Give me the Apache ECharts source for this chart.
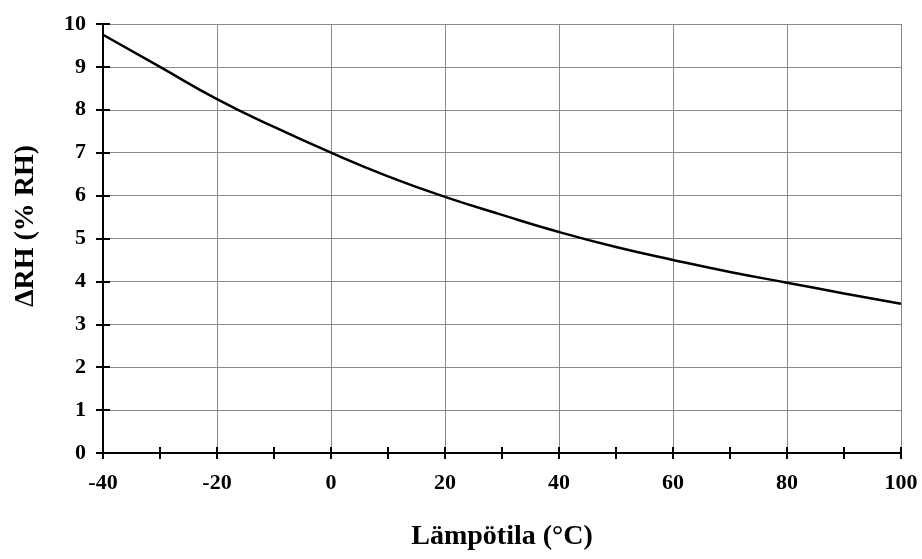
<!DOCTYPE html>
<html>
<head>
<meta charset="utf-8">
<script src="https://cdn.jsdelivr.net/npm/echarts@6/dist/echarts.min.js"></script>
<style>
  html, body { margin: 0; padding: 0; background: #fff; }
  #chart { width: 922px; height: 559px; }
</style>
</head>
<body>
<div id="chart"></div>
<script>
// temperature (°C) and RH change (% RH)
var temps = [-40, -30, -20, -10, 0, 10, 20, 30, 40, 50, 60, 70, 80, 90, 100];
var deltaRH = [9.75, 9.0, 8.25, 7.6, 7.0, 6.45, 5.97, 5.55, 5.15, 4.8, 4.5, 4.22, 3.97, 3.72, 3.48];

var data = [];
for (var i = 0; i < temps.length; i++) {
    data.push([temps[i], deltaRH[i]]);
}

var font = 'Liberation Serif';
var chart = echarts.init(document.getElementById('chart'));

// plot box size, used to slide the 2nd axes over the main ones (ticks crossing the axis line)
var plotW = 922 - 103 - 21;
var plotH = 559 - 24 - 106;

var option = {
    animation: false,
    grid: { left: 103, right: 21, top: 24, bottom: 106 },
    graphic: [
        {
            type: 'text', x: 26, y: 226, rotation: Math.PI / 2,
            style: {
                text: 'ΔRH (% RH)', fontFamily: font, fontWeight: 'bold', fontSize: 28,
                fill: '#000', align: 'center', verticalAlign: 'middle'
            }
        }
    ],
    xAxis: [
        {
            type: 'value', min: -40, max: 100, interval: 20, position: 'bottom',
            name: 'Lämpötila (°C)', nameLocation: 'middle', nameGap: 70,
            nameTextStyle: { fontFamily: font, fontWeight: 'bold', fontSize: 28, color: '#000' },
            axisLine: { onZero: false, lineStyle: { color: '#000', width: 2 } },
            axisTick: { length: 6, lineStyle: { color: '#000', width: 2 } },
            minorTick: { show: true, splitNumber: 2, length: 6, lineStyle: { color: '#000', width: 2 } },
            axisLabel: { margin: 19, fontFamily: font, fontWeight: 'bold', fontSize: 22, color: '#000' },
            splitLine: { lineStyle: { color: '#888', width: 1 } }
        },
        {
            type: 'value', min: -40, max: 100, interval: 20, position: 'top', offset: -plotH,
            axisLine: { show: true, onZero: false, lineStyle: { color: '#000', width: 2 } },
            axisTick: { show: true, length: 6, lineStyle: { color: '#000', width: 2 } },
            minorTick: { show: true, splitNumber: 2, length: 6, lineStyle: { color: '#000', width: 2 } },
            axisLabel: { show: false },
            splitLine: { show: false }
        }
    ],
    yAxis: [
        {
            type: 'value', min: 0, max: 10, interval: 1, position: 'left',
            axisLine: { show: true, onZero: false, lineStyle: { color: '#000', width: 2 } },
            axisTick: { show: true, length: 7, lineStyle: { color: '#000', width: 2 } },
            axisLabel: { margin: 17, fontFamily: font, fontWeight: 'bold', fontSize: 22, color: '#000' },
            splitLine: { lineStyle: { color: '#888', width: 1 } }
        },
        {
            type: 'value', min: 0, max: 10, interval: 1, position: 'right', offset: -plotW,
            axisLine: { show: true, onZero: false, lineStyle: { color: '#000', width: 2 } },
            axisTick: { show: true, length: 7, lineStyle: { color: '#000', width: 2 } },
            axisLabel: { show: false },
            splitLine: { show: false }
        }
    ],
    series: [
        {
            type: 'line',
            data: data,
            smooth: true,
            showSymbol: false,
            lineStyle: { color: '#000', width: 2.5 },
            z: 5
        }
    ]
};

chart.setOption(option);
</script>
</body>
</html>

Problem requirements:
The data above needs to be retyped exactly, with the images left out.

Right answer:
Give me the Apache ECharts source for this chart.
<!DOCTYPE html>
<html>
<head>
<meta charset="utf-8">
<script src="https://cdn.jsdelivr.net/npm/echarts@6/dist/echarts.min.js"></script>
<style>
  html, body { margin: 0; padding: 0; background: #fff; }
  #chart { width: 922px; height: 559px; }
</style>
</head>
<body>
<div id="chart"></div>
<script>
// temperature (°C) and RH change (% RH)
var temps = [-40, -30, -20, -10, 0, 10, 20, 30, 40, 50, 60, 70, 80, 90, 100];
var deltaRH = [9.75, 9.0, 8.25, 7.6, 7.0, 6.45, 5.97, 5.55, 5.15, 4.8, 4.5, 4.22, 3.97, 3.72, 3.48];

var data = [];
for (var i = 0; i < temps.length; i++) {
    data.push([temps[i], deltaRH[i]]);
}

var font = 'Liberation Serif';
var chart = echarts.init(document.getElementById('chart'));

// plot box size, used to slide the 2nd axes over the main ones (ticks crossing the axis line)
var plotW = 922 - 103 - 21;
var plotH = 559 - 24 - 106;

var option = {
    animation: false,
    grid: { left: 103, right: 21, top: 24, bottom: 106 },
    graphic: [
        {
            type: 'text', x: 26, y: 226, rotation: Math.PI / 2,
            style: {
                text: 'ΔRH (% RH)', fontFamily: font, fontWeight: 'bold', fontSize: 28,
                fill: '#000', align: 'center', verticalAlign: 'middle'
            }
        }
    ],
    xAxis: [
        {
            type: 'value', min: -40, max: 100, interval: 20, position: 'bottom',
            name: 'Lämpötila (°C)', nameLocation: 'middle', nameGap: 70,
            nameTextStyle: { fontFamily: font, fontWeight: 'bold', fontSize: 28, color: '#000' },
            axisLine: { onZero: false, lineStyle: { color: '#000', width: 2 } },
            axisTick: { length: 6, lineStyle: { color: '#000', width: 2 } },
            minorTick: { show: true, splitNumber: 2, length: 6, lineStyle: { color: '#000', width: 2 } },
            axisLabel: { margin: 19, fontFamily: font, fontWeight: 'bold', fontSize: 22, color: '#000' },
            splitLine: { lineStyle: { color: '#888', width: 1 } }
        },
        {
            type: 'value', min: -40, max: 100, interval: 20, position: 'top', offset: -plotH,
            axisLine: { show: true, onZero: false, lineStyle: { color: '#000', width: 2 } },
            axisTick: { show: true, length: 6, lineStyle: { color: '#000', width: 2 } },
            minorTick: { show: true, splitNumber: 2, length: 6, lineStyle: { color: '#000', width: 2 } },
            axisLabel: { show: false },
            splitLine: { show: false }
        }
    ],
    yAxis: [
        {
            type: 'value', min: 0, max: 10, interval: 1, position: 'left',
            axisLine: { show: true, onZero: false, lineStyle: { color: '#000', width: 2 } },
            axisTick: { show: true, length: 7, lineStyle: { color: '#000', width: 2 } },
            axisLabel: { margin: 17, fontFamily: font, fontWeight: 'bold', fontSize: 22, color: '#000' },
            splitLine: { lineStyle: { color: '#888', width: 1 } }
        },
        {
            type: 'value', min: 0, max: 10, interval: 1, position: 'right', offset: -plotW,
            axisLine: { show: true, onZero: false, lineStyle: { color: '#000', width: 2 } },
            axisTick: { show: true, length: 7, lineStyle: { color: '#000', width: 2 } },
            axisLabel: { show: false },
            splitLine: { show: false }
        }
    ],
    series: [
        {
            type: 'line',
            data: data,
            smooth: true,
            showSymbol: false,
            lineStyle: { color: '#000', width: 2.5 },
            z: 5
        }
    ]
};

chart.setOption(option);
</script>
</body>
</html>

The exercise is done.